RAW DATA:
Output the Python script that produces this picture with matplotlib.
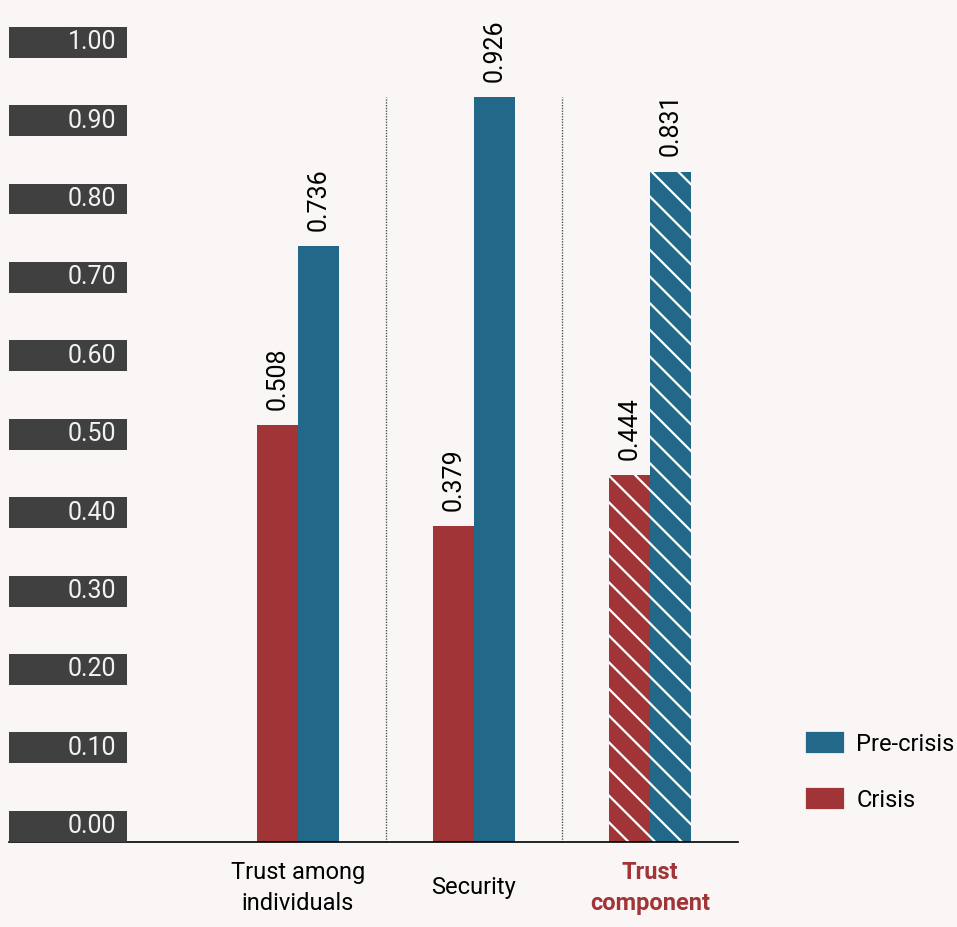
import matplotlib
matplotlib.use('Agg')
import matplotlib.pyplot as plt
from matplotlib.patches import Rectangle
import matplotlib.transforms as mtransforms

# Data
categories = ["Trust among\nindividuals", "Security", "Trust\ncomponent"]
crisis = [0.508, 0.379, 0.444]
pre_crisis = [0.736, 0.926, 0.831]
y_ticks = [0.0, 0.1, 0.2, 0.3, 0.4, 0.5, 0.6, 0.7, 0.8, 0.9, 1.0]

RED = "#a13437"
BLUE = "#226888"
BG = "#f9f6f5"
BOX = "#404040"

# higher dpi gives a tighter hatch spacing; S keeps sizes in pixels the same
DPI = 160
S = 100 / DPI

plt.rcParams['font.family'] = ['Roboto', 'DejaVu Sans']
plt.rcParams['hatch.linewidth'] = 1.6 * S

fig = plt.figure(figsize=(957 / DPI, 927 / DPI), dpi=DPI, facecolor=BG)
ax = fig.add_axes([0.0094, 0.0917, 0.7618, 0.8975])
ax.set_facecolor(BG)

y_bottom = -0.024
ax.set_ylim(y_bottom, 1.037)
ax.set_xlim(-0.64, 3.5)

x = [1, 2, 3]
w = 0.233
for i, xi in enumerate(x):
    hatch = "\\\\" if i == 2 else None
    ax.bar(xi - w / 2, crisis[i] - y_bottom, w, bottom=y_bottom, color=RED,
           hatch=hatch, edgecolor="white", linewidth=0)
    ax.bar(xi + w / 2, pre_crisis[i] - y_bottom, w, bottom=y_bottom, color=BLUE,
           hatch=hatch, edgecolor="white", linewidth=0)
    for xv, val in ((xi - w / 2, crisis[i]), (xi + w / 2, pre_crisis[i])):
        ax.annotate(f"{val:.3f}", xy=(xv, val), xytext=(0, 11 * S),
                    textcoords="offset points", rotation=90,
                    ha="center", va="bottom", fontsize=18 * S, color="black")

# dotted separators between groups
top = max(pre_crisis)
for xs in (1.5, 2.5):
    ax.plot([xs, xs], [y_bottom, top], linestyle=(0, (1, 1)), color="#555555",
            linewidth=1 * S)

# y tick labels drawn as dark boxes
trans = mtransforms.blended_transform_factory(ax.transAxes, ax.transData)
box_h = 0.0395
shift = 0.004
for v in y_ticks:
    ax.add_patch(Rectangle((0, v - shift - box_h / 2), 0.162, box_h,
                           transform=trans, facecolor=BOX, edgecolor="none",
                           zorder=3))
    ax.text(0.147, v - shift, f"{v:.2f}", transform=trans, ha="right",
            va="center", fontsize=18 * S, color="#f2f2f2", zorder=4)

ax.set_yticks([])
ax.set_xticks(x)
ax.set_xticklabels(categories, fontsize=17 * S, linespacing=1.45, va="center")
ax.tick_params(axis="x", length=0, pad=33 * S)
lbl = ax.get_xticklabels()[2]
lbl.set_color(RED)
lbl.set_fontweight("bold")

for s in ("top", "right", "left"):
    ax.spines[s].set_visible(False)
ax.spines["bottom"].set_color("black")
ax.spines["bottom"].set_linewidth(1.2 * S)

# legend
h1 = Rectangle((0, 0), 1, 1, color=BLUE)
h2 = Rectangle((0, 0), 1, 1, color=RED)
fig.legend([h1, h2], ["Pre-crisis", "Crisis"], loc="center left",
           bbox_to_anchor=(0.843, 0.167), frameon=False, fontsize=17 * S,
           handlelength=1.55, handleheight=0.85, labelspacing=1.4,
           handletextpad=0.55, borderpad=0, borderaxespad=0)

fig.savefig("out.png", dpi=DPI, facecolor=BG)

---

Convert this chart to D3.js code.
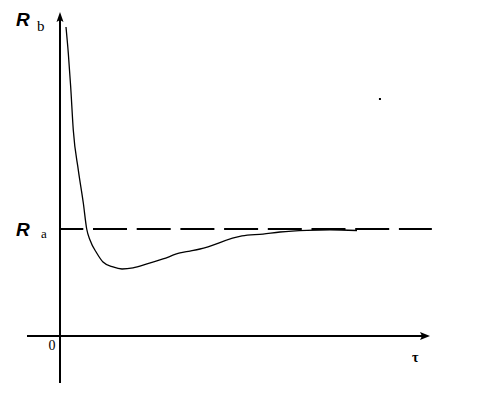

...

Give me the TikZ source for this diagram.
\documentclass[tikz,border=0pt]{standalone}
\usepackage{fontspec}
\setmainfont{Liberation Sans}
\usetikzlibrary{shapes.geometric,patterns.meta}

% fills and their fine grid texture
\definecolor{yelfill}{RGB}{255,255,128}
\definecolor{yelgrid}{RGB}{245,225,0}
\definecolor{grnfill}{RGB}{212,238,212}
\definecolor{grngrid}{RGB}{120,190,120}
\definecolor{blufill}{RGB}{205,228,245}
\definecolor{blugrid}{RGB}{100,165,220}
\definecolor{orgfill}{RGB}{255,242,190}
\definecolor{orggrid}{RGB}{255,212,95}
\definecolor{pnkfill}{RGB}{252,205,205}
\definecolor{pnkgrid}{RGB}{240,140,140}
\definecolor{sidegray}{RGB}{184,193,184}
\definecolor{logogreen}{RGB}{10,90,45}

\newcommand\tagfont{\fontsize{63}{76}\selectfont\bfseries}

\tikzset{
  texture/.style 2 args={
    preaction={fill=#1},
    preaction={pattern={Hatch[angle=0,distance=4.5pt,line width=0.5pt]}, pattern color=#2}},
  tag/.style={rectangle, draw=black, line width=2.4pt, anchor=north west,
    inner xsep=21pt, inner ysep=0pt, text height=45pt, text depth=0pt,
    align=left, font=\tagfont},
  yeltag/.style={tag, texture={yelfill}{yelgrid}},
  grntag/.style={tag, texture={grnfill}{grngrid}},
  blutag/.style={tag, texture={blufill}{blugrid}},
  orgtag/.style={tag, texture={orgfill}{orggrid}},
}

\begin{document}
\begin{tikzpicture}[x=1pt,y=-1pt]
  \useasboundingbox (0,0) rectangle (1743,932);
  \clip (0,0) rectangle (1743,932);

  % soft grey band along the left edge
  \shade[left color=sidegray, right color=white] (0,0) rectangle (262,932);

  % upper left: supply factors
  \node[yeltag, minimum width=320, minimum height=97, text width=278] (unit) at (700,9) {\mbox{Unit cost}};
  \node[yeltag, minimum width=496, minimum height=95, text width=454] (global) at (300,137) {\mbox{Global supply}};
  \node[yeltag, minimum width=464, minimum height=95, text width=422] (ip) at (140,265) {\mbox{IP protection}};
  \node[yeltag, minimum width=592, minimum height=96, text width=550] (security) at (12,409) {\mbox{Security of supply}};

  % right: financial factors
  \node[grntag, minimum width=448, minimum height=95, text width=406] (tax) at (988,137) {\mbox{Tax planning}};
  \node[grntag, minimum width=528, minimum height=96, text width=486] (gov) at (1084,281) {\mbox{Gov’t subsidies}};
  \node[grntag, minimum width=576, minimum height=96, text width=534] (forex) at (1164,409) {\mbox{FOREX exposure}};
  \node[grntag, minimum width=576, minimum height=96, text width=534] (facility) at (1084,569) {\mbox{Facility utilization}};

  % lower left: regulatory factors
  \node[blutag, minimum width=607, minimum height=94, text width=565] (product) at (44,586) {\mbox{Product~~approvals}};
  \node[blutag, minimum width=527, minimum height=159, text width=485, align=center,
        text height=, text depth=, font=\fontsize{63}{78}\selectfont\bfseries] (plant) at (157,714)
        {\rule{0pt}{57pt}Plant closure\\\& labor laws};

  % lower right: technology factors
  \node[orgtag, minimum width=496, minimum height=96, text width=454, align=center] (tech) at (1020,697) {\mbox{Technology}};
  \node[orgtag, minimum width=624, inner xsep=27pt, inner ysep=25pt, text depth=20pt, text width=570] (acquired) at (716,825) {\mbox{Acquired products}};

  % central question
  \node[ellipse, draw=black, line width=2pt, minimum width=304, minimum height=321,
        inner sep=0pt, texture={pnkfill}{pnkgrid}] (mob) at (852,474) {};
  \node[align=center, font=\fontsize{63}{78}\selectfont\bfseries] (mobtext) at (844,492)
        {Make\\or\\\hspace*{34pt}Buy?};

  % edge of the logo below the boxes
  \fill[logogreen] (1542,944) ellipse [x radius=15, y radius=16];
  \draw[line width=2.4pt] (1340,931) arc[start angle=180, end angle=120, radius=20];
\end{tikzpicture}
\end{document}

AIM:
Take the lines above starting at the one containing "Output the Python" and ending at the one containing "ax.set_xlim(-0.64, 3.5)", and print them again exactly, without pictures.

SOLUTION:
Output the Python script that produces this picture with matplotlib.
import matplotlib
matplotlib.use('Agg')
import matplotlib.pyplot as plt
from matplotlib.patches import Rectangle
import matplotlib.transforms as mtransforms

# Data
categories = ["Trust among\nindividuals", "Security", "Trust\ncomponent"]
crisis = [0.508, 0.379, 0.444]
pre_crisis = [0.736, 0.926, 0.831]
y_ticks = [0.0, 0.1, 0.2, 0.3, 0.4, 0.5, 0.6, 0.7, 0.8, 0.9, 1.0]

RED = "#a13437"
BLUE = "#226888"
BG = "#f9f6f5"
BOX = "#404040"

# higher dpi gives a tighter hatch spacing; S keeps sizes in pixels the same
DPI = 160
S = 100 / DPI

plt.rcParams['font.family'] = ['Roboto', 'DejaVu Sans']
plt.rcParams['hatch.linewidth'] = 1.6 * S

fig = plt.figure(figsize=(957 / DPI, 927 / DPI), dpi=DPI, facecolor=BG)
ax = fig.add_axes([0.0094, 0.0917, 0.7618, 0.8975])
ax.set_facecolor(BG)

y_bottom = -0.024
ax.set_ylim(y_bottom, 1.037)
ax.set_xlim(-0.64, 3.5)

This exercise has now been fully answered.